世論調査に見る米核攻撃の現実味
ミサイル実験で北朝鮮と米軍および韓国軍の緊張は高まる一方だ United States Army-REUTERS
<敵国の民間人より米軍兵士の命、戦争の早期終結のために核も容認――。アメリカ人の本音は「あの頃」のまま>
長距離ミサイルの発射実験を続けるなら北朝鮮は「世界が見たこともないような炎と怒りに直面する」ことになる――。8月8日、そう警告したドナルド・トランプ米大統領だが、どこまで本気なのか。先制攻撃を仕掛けていない国に対して、本当に核攻撃を仕掛けるだろうか。
大方の意見は懐疑的だ。核の先制攻撃には側近が反対するだろうし、国民も正式な発言権はないが大統領の行動を制限するはず――というのが世間一般の見方だ。広島への原爆投下以降、アメリカ人の精神には「核のタブー」が染み込んでいる、あるいは通常兵器でも非戦闘員を殺すことには抵抗が強くなっていると指摘する専門家もいる。
だが楽観はできないかもしれない。安全保障専門誌インターナショナル・セキュリティーの最新号で、スタンフォード大学のスコット・セーガン教授とダートマス大学のベンジャミン・バレンティノ准教授は、アメリカの世論が「戦時に核兵器の使用を検討する大統領にとって重大な制約となる見込みは薄い」と結論付けている。

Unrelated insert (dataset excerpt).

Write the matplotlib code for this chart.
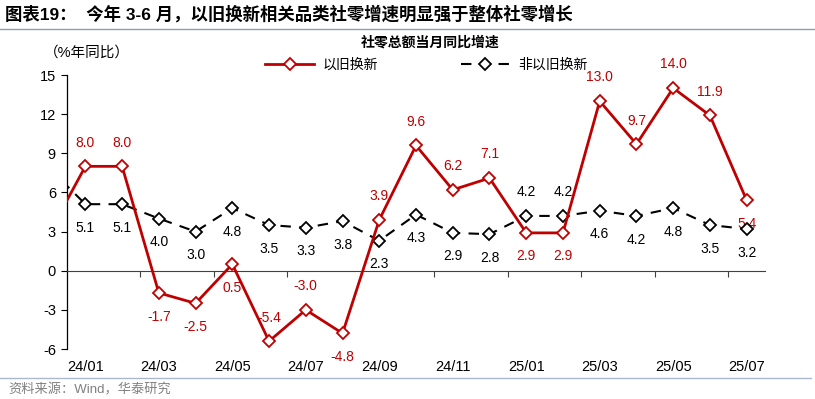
import matplotlib
matplotlib.use("Agg")
import matplotlib.pyplot as plt
from matplotlib.lines import Line2D
from matplotlib.transforms import blended_transform_factory

plt.rcParams["font.family"] = ["Liberation Sans", "Noto Sans CJK SC"]
plt.rcParams["axes.unicode_minus"] = False

# data (23/12 lies just left of the visible range, only its segment shows)
months = ["23/12", "24/01", "24/02", "24/03", "24/04", "24/05", "24/06", "24/07",
          "24/08", "24/09", "24/10", "24/11", "24/12", "25/01", "25/02", "25/03",
          "25/04", "25/05", "25/06", "25/07"]
trade_in = [2.8, 8.0, 8.0, -1.7, -2.5, 0.5, -5.4, -3.0, -4.8, 3.9, 9.6, 6.2, 7.1,
            2.9, 2.9, 13.0, 9.7, 14.0, 11.9, 5.4]
non_trade_in = [7.9, 5.1, 5.1, 4.0, 3.0, 4.8, 3.5, 3.3, 3.8, 2.3, 4.3, 2.9, 2.8,
                4.2, 4.2, 4.6, 4.2, 4.8, 3.5, 3.2]
y_ticks = [-6, -3, 0, 3, 6, 9, 12, 15]
series_names = ["以旧换新", "非以旧换新"]

# label side per point: u = above, d = below (first point is not shown)
red_side = ["-", "u", "u", "d", "d", "d", "u", "u", "d", "u",
            "u", "u", "u", "d", "d", "u", "u", "u", "u", "d"]
blk_side = ["-", "d", "d", "d", "d", "d", "d", "d", "d", "d",
            "d", "d", "d", "u", "u", "d", "d", "d", "d", "d"]

RED = "#C00000"
BLK = "#000000"

fig = plt.figure(figsize=(8.15, 3.99), dpi=100)
ax = fig.add_axes([0.0822, 0.1253, 0.8565, 0.6867])
x = list(range(len(months)))

ax.plot(x, trade_in, color=RED, lw=2.0, marker="D", ms=6.3, mfc="white",
        mec=RED, mew=1.3, zorder=4, label=series_names[0])
ax.plot(x, non_trade_in, color=BLK, lw=1.5, ls=(0, (5, 4)), marker="D", ms=6.3,
        mfc="white", mec=BLK, mew=1.3, zorder=3, label=series_names[1])

for i in range(1, len(months)):
    dy = 17 if red_side[i] == "u" else -17
    ax.annotate(f"{trade_in[i]:.1f}", (i, trade_in[i]), xytext=(0, dy),
                textcoords="offset points", ha="center", va="center",
                fontsize=10, color=RED, zorder=2)
    dy = 17 if blk_side[i] == "u" else -17
    ax.annotate(f"{non_trade_in[i]:.1f}", (i, non_trade_in[i]), xytext=(0, dy),
                textcoords="offset points", ha="center", va="center",
                fontsize=10, color=BLK, zorder=2)

ax.set_xlim(0.5, len(months) - 0.5)
ax.set_ylim(-6, 15)
ax.set_yticks(y_ticks)
ax.tick_params(axis="y", direction="out", length=4, width=0.8, labelsize=10.5, pad=4)
ax.spines["top"].set_visible(False)
ax.spines["right"].set_visible(False)
ax.spines["bottom"].set_position(("data", 0))
ax.spines["bottom"].set_color("#404040")
ax.spines["left"].set_linewidth(0.9)
ax.set_xticks([i + 0.5 for i in range(2, len(months) - 1, 2)])
ax.set_xticklabels([])
ax.tick_params(axis="x", direction="out", length=4, width=0.8, color="#404040")

trans = blended_transform_factory(ax.transData, ax.transAxes)
for i in range(1, len(months), 2):
    ax.text(i, -0.066, months[i], transform=trans, ha="center", va="center",
            fontsize=10.5)

fig.legend(loc="center", bbox_to_anchor=(0.523, 1 - 65 / 399), ncol=2,
           frameon=False, fontsize=10, handlelength=3.5, columnspacing=6.0,
           handletextpad=0.6)

fig.text(0.006, 1 - 14 / 399, "图表19：  今年 3-6 月，以旧换新相关品类社零增速明显强于整体社零增长",
         fontsize=12.5, fontweight="bold", va="center", ha="left")
fig.add_artist(Line2D([0, 1], [1 - 29 / 399] * 2, color="#8C9DB5", lw=1))
fig.text(430 / 815, 1 - 43 / 399, "社零总额当月同比增速", fontsize=10,
         fontweight="bold", ha="center", va="center")
fig.text(44 / 815, 1 - 53 / 399, "（%年同比）", fontsize=10.5, ha="left", va="center")
fig.add_artist(Line2D([0, 0.995], [1 - 378 / 399] * 2, color="#A9B8CC", lw=1))
fig.text(8 / 815, 1 - 390 / 399, "资料来源：Wind，华泰研究", fontsize=9.5,
         color="#808080", ha="left", va="center")

fig.savefig("out.png", dpi=100)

実際、第二次大戦末期のハリー・トルーマン大統領と同じような状況に置かれたら、国民の大多数が核の先制攻撃を支持するだろう。
現在、世論調査でアメリカ人の大部分は広島と長崎への原爆投下は間違いだったと回答する。だが、そうした調査結果は核兵器の使用と民間人の殺戮に対するアメリカ人の「本音」を誤解させると、セーガンとバレンティノはみている。
問題は現在のアメリカ人の考え方が第二次大戦当時とは違っていることだ。日本は今やアメリカの主要な同盟国。真珠湾攻撃の衝撃や太平洋戦争の恐怖、米軍に大勢の犠牲者が出ることを何としても阻止するという決死の覚悟を記憶している者はほとんどいない。
そこでセーガンとバレンティノは、英世論調査機関ユーガブに委託して世論調査を実施、回答者に次のような「ニュース」を見せた。核合意に違反したイランにアメリカが制裁を科す。これに対しイランはペルシャ湾上の米空母を攻撃、米兵2403人が死亡する(明確な言及はないが真珠湾攻撃での米軍の死者と同数)。
アメリカはイランの軍事施設を報復攻撃。イランは降伏を拒み、アメリカはイランに侵攻するが米軍の死者は1万人に達し、戦況は泥沼化する。
【参考記事】核攻撃を生き残る方法(実際にはほとんど不可能)
敵国の民間人を犠牲に
ここで回答者は選択を迫られる。米兵の犠牲者が2万人にまで膨らむと知りながら首都テヘランまで地上部隊を侵攻させるか。それとも「イラン政府に降伏せよと圧力をかけるため」イラン第2の都市マシャドに核爆弾を投下して民間人10万人の命を奪うか――。
結局、過半数の55%が侵攻継続よりも核爆弾の投下を支持。大統領が投下を選べば支持するとの回答は59%に上った。